Анализ роли символа служит подтверждением уже высказывавшейся мысли о том, что «хотя семантика риторического слова твердо ограничена извне», это «не исключает существования под этой семантикой другого, скрытого от творящего и воспринимающего сознаний, пласта значений, порожденных еще мифологическим мышлением и в историческом плане являющихся производной основой для риторической семантики». Правда, вслед за этим исследователь утверждает, что пласт мифологической семантики «в условиях риторической культуры „глух и нем“, являет собой лишь потенциальную возможность смысла». Пример с символом говорит, что это не совсем так, что риторическое слово более проницаемо для архаического образного языка, чем принято считать. Об этом свидетельствует и то, что — особенно в начальной и конечной точках его развития, — риторическое слово очень чувствительно к своей мифологической подпочве (особенно очевидно это в восточной традиции, о чем ниже).

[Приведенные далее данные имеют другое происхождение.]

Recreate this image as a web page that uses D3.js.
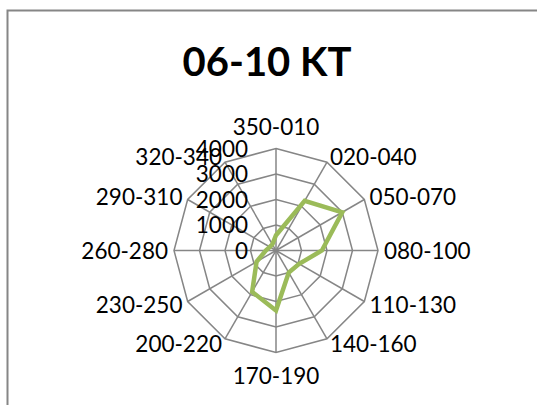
<!DOCTYPE html>
<html>
<meta charset="UTF-8" />
<script src="https://cdn.jsdelivr.net/npm/d3@7/dist/d3.min.js"></script>
<style>
*{margin:0; padding:0;}
body{background-color:#ffffff;}
text{font-family:Lato, "Open Sans", sans-serif;}
</style>
<body>
<div id="svgcontainer"></div>
<script type="text/javascript">
// data
var categories = ["350-010","020-040","050-070","080-100","110-130","140-160",
	"170-190","200-220","230-250","260-280","290-310","320-340"];
var values = [600, 2250, 3000, 1800, 1050, 1000, 2350, 1870, 880, 400, 280, 280];
var ticks = [0, 1000, 2000, 3000, 4000];
var title = "06-10 KT";

var width = 537;
var height = 405;
var cx = 276, cy = 250.5, R = 102;
var fs = "22.5px";

var svg = d3.select("#svgcontainer")
.append("svg")
.attr("width", width)
.attr("height", height);

// chart frame (only top and left visible)
svg.append("rect")
.attr("x", 7.5)
.attr("y", 10.5)
.attr("width", 600)
.attr("height", 600)
.attr("fill", "none")
.style("stroke", "#868686")
.style("stroke-width", 2);

svg.append("text")
.attr("x", 267)
.attr("y", 76)
.attr("text-anchor", "middle")
.style("font-size", "40px")
.style("font-weight", "bold")
.text(title);

var r = d3.scaleLinear().domain([0, 4000]).range([0, R]);
var ang = d3.scaleLinear().domain([0, categories.length]).range([0, 2*Math.PI]);

var g = svg.append("g").attr("transform", "translate(" + cx + "," + cy + ")");

// grid polygons
var ring = d3.lineRadial()
.angle(function(d, i){ return ang(i); })
.radius(function(d){ return r(d); })
.curve(d3.curveLinearClosed);

ticks.slice(1).forEach(function(t){
	g.append("path")
	.attr("d", ring(categories.map(function(){ return t; })))
	.attr("fill", "none")
	.style("stroke", "#868686")
	.style("stroke-width", 1.5);
});

// spokes
categories.forEach(function(c, i){
	var a = ang(i);
	g.append("line")
	.attr("x1", 0).attr("y1", 0)
	.attr("x2", R*Math.sin(a))
	.attr("y2", -R*Math.cos(a))
	.style("stroke", "#868686")
	.style("stroke-width", 1.5);
});

// data line
g.append("path")
.attr("d", ring(values))
.attr("fill", "none")
.style("stroke", "#9bbb59")
.style("stroke-width", 4.5)
.style("stroke-linejoin", "miter");

// tick labels
ticks.forEach(function(t){
	g.append("text")
	.attr("x", -28)
	.attr("y", -r(t))
	.attr("dy", "0.36em")
	.attr("text-anchor", "end")
	.style("font-size", fs)
	.text(t);
});

// category labels
categories.forEach(function(c, i){
	var a = ang(i);
	var s = Math.sin(a), co = Math.cos(a);
	var lbl = g.append("text").style("font-size", fs).attr("dy", "0.36em").text(c);
	if (Math.abs(s) < 0.01) {
		// top / bottom
		lbl.attr("x", 0)
		.attr("y", co > 0 ? -(R + 22) : R + 23)
		.attr("text-anchor", "middle");
	} else {
		lbl.attr("x", (R + 6)*s)
		.attr("y", -(R + 6)*co)
		.attr("text-anchor", s > 0 ? "start" : "end");
	}
});
</script>
</body>
</html>
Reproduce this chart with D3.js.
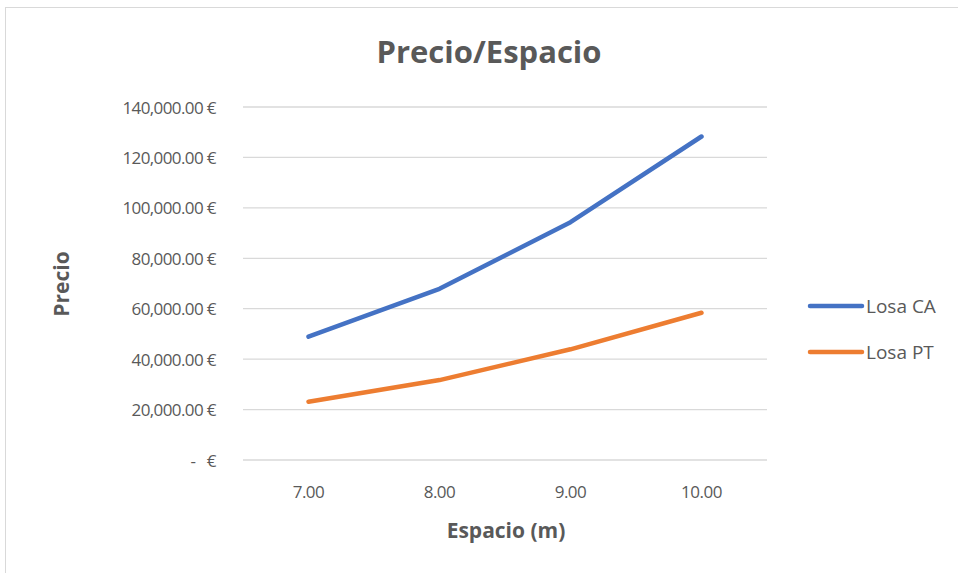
<!DOCTYPE html>
<html><head><meta charset="utf-8">
<script src="https://cdn.jsdelivr.net/npm/d3@7"></script>
<style>body{margin:0;background:#fff;} text{font-family:"Open Sans",Lato,sans-serif;}</style>
</head><body>
<svg id="c" width="958" height="573"></svg>
<script>
const categories = ["7.00","8.00","9.00","10.00"];
const seriesNames = ["Losa CA","Losa PT"];
const losaCA = [48900, 67900, 94300, 128300];
const losaPT = [23100, 31700, 43900, 58400];
const yTicks = [0,20000,40000,60000,80000,100000,120000,140000];
const colors = ["#4472C4","#ED7D31"];

const svg = d3.select("#c");
svg.append("rect").attr("x",5.5).attr("y",7.5).attr("width",1000).attr("height",600)
  .attr("fill","#fff").attr("stroke","#d9d9d9");

const x = d3.scaleBand().domain(categories).range([243,767]);
const y = d3.scaleLinear().domain([0,140000]).range([460,107]);

svg.append("g").selectAll("line").data(yTicks).join("line")
  .attr("x1",243).attr("x2",767).attr("y1",d=>y(d)).attr("y2",d=>y(d))
  .attr("stroke","#d9d9d9").attr("stroke-width",1.3);

const fmt = d => d===0 ? "-   €" : d3.format(",.2f")(d)+" €";
svg.append("g").selectAll("text").data(yTicks).join("text")
  .attr("x",216).attr("y",d=>y(d)+6.5).attr("text-anchor","end")
  .attr("fill","#595959").style("font-size","17px").style("letter-spacing","-0.6px").style("white-space","pre")
  .text(fmt);

svg.append("g").selectAll("text").data(categories).join("text")
  .attr("x",d=>x(d)+x.bandwidth()/2).attr("y",498).attr("text-anchor","middle")
  .attr("fill","#595959").style("font-size","17px").style("letter-spacing","-0.5px").text(d=>d);

const line = d3.line().x((d,i)=>x(categories[i])+x.bandwidth()/2).y(d=>y(d));
[losaCA,losaPT].forEach((s,i)=>{
  svg.append("path").datum(s).attr("d",line).attr("fill","none")
    .attr("stroke",colors[i]).attr("stroke-width",4.5)
    .attr("stroke-linecap","round").attr("stroke-linejoin","round");
});

svg.append("text").attr("x",489).attr("y",63).attr("text-anchor","middle")
  .attr("fill","#595959").style("font-size","31px").style("font-weight","bold").text("Precio/Espacio");
svg.append("text").attr("x",506).attr("y",538).attr("text-anchor","middle")
  .attr("fill","#595959").style("font-size","21px").style("font-weight","bold").text("Espacio (m)");
svg.append("text").attr("transform","translate(69,284) rotate(-90)").attr("text-anchor","middle")
  .attr("fill","#595959").style("font-size","21px").style("font-weight","bold").text("Precio");

const lg = svg.append("g").selectAll("g").data(seriesNames).join("g")
  .attr("transform",(d,i)=>`translate(0,${306+i*46})`);
lg.append("line").attr("x1",810).attr("x2",862).attr("y1",0).attr("y2",0)
  .attr("stroke",(d,i)=>colors[i]).attr("stroke-width",4.5).attr("stroke-linecap","round");
lg.append("text").attr("x",866).attr("y",7).attr("fill","#595959").style("font-size","19px").text(d=>d);
</script>
</body></html>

Не говоря уже о том, что ранние формы тропов были лишь иным сказыванием мифологической семантики и прямо вырастали из параллелизма, яркие примеры взаимодействия двух разностадиальных образных языков дает средневековая литература (хотя бы «Слово о полку Игореве»).

Но открытость мифу можно констатировать и на противоположном историческом полюсе — «осени» риторики. Так, в барочном образе, например у Симеона Полоцкого, за риторическим сравнением:

Тому леть яблоку жену подобити.

явно просматривается не просто мифологическая семантика, но и специфическая форма двучленного параллелизма:

Оле жены льстивы! О яблока лестна!

То же мы видим у Ломоносова. В «Разговоре с Анакреоном» поэт создает эмблематический образ России. Но в одном из переведенных Ломоносовым и включенных в цикл стихотворений Анакреона был дан портрет возлюбленной, благодаря чему устанавливается связь двух образов:

Напиши любезну мне // Изобрази Россию мне.

И если дальше возникает «эротизированный образ женщины-России», то он оказывается развитием этого соположения, открывающим за риторическим словом архаический параллелизм женщины-страны. Еще более открыты друг другу разностадиальные образные языки в неевропейских художественных традициях.